**What to do**
Exactly retype the lines of the material from its first line to the line with "const Y_MAX = 0.15;", including both.

* Begin Dataset content *

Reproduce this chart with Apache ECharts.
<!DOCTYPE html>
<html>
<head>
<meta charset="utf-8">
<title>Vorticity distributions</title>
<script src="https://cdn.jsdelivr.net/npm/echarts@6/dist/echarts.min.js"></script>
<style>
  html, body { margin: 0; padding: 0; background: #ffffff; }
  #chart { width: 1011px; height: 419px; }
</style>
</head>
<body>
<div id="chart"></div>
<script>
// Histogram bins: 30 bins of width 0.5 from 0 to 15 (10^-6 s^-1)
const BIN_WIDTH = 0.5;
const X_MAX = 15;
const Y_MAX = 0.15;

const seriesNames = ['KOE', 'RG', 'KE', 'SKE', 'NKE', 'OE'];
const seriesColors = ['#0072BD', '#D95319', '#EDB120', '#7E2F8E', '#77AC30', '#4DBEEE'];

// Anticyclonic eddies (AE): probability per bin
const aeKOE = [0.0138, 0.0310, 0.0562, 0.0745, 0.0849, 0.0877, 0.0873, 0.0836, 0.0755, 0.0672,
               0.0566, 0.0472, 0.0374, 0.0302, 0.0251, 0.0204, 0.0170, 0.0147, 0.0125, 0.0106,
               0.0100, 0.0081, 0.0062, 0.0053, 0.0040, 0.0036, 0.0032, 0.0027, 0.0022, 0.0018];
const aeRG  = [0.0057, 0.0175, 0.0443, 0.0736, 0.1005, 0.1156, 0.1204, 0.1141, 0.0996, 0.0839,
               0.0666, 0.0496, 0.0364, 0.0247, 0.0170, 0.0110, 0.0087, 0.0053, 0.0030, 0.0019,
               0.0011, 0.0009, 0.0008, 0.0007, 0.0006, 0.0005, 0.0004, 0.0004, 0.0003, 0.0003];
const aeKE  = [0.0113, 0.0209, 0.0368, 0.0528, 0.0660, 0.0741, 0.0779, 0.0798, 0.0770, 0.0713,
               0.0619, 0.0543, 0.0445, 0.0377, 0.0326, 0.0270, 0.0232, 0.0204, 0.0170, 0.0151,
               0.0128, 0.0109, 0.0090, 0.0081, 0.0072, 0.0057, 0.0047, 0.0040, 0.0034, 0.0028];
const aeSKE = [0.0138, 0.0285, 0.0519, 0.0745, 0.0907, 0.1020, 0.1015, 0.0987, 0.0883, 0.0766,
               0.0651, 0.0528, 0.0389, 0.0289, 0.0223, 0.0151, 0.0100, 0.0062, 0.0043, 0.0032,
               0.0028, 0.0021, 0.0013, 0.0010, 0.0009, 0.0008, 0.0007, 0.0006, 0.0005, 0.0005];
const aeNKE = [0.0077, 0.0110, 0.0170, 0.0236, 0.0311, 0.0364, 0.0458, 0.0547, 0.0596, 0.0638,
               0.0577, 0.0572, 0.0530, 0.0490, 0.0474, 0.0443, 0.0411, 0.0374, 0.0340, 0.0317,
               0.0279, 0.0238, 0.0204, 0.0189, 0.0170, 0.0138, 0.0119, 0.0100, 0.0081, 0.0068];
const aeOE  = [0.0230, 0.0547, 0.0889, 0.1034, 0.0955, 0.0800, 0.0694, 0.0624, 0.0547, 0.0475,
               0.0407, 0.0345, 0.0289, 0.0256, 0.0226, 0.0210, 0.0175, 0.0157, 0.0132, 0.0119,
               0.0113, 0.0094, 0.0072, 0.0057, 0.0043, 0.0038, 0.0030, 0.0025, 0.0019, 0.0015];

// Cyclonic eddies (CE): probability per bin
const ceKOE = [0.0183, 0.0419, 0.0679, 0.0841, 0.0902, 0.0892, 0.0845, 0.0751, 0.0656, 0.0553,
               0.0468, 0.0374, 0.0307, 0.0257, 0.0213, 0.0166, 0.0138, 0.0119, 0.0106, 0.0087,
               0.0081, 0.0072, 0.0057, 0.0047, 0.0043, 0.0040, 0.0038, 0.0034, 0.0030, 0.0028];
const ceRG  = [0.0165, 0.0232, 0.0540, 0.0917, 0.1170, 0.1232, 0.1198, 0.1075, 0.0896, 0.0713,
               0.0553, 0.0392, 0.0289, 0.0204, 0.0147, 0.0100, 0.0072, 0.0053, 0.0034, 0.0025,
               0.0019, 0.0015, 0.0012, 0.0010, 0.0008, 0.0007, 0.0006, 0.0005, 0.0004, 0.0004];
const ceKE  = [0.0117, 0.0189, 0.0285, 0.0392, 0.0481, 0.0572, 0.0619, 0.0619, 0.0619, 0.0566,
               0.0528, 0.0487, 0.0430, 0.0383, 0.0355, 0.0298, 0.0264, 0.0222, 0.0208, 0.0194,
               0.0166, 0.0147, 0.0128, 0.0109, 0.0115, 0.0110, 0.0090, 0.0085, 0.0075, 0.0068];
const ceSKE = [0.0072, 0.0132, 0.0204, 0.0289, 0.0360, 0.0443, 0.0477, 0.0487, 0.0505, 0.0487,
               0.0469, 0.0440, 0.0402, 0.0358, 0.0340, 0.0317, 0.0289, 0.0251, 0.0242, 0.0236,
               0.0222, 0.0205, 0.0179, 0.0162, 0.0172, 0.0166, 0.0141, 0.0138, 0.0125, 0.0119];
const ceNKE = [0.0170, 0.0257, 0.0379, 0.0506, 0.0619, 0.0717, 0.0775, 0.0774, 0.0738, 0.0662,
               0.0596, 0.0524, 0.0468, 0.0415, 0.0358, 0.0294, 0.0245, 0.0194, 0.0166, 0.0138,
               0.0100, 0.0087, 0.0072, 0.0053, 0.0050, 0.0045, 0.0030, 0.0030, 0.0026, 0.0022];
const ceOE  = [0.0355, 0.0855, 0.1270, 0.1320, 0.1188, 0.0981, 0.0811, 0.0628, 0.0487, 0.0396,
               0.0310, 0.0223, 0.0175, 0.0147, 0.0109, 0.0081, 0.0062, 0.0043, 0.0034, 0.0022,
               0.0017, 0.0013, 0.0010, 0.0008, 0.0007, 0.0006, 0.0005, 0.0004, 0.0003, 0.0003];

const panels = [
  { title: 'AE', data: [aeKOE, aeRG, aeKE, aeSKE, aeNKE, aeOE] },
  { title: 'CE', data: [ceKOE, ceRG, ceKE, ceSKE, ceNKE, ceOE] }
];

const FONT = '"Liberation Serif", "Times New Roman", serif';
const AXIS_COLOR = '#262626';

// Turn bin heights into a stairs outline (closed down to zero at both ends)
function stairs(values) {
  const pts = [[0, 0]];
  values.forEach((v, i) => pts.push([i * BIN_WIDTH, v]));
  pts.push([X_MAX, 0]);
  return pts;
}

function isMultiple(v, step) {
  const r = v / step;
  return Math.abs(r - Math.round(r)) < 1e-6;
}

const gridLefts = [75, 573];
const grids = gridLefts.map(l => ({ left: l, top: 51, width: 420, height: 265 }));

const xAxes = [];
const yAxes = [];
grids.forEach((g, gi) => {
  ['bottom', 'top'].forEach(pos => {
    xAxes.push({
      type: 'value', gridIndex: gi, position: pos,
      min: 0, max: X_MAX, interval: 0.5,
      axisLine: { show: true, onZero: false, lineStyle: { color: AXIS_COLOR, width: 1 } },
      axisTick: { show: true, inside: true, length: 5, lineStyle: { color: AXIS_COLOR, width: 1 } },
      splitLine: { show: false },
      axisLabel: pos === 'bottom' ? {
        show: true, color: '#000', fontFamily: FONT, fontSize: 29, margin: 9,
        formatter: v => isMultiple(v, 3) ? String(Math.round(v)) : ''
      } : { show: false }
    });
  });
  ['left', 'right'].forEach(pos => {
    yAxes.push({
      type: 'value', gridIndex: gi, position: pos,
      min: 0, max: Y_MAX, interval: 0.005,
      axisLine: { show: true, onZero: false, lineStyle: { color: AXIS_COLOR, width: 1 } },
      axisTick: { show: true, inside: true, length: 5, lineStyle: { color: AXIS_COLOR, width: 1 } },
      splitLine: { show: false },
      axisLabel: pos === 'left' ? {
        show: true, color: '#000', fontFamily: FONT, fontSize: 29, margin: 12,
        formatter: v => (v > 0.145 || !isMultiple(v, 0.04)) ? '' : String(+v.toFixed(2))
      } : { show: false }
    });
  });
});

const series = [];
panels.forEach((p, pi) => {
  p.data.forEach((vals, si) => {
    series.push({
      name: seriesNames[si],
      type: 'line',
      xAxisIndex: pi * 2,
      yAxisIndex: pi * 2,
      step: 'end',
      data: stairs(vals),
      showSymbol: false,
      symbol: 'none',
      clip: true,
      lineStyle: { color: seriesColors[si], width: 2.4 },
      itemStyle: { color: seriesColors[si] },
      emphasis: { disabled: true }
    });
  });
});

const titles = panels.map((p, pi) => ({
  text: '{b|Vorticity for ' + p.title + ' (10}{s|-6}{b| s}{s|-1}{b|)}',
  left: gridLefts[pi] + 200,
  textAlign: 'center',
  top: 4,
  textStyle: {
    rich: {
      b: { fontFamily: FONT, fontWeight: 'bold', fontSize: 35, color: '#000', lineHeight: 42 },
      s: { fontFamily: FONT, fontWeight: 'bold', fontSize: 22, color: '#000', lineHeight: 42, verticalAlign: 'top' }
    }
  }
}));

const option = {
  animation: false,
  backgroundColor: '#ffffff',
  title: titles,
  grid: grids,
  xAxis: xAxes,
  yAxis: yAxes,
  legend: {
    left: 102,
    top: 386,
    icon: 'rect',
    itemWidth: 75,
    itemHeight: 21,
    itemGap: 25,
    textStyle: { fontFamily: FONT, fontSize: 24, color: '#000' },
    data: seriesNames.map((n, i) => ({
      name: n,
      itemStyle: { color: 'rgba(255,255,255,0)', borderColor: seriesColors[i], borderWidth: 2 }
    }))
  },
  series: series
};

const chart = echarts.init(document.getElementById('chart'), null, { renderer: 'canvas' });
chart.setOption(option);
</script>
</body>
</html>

* End Dataset content *

**Solved exercise**
Reproduce this chart with Apache ECharts.
<!DOCTYPE html>
<html>
<head>
<meta charset="utf-8">
<title>Vorticity distributions</title>
<script src="https://cdn.jsdelivr.net/npm/echarts@6/dist/echarts.min.js"></script>
<style>
  html, body { margin: 0; padding: 0; background: #ffffff; }
  #chart { width: 1011px; height: 419px; }
</style>
</head>
<body>
<div id="chart"></div>
<script>
// Histogram bins: 30 bins of width 0.5 from 0 to 15 (10^-6 s^-1)
const BIN_WIDTH = 0.5;
const X_MAX = 15;
const Y_MAX = 0.15;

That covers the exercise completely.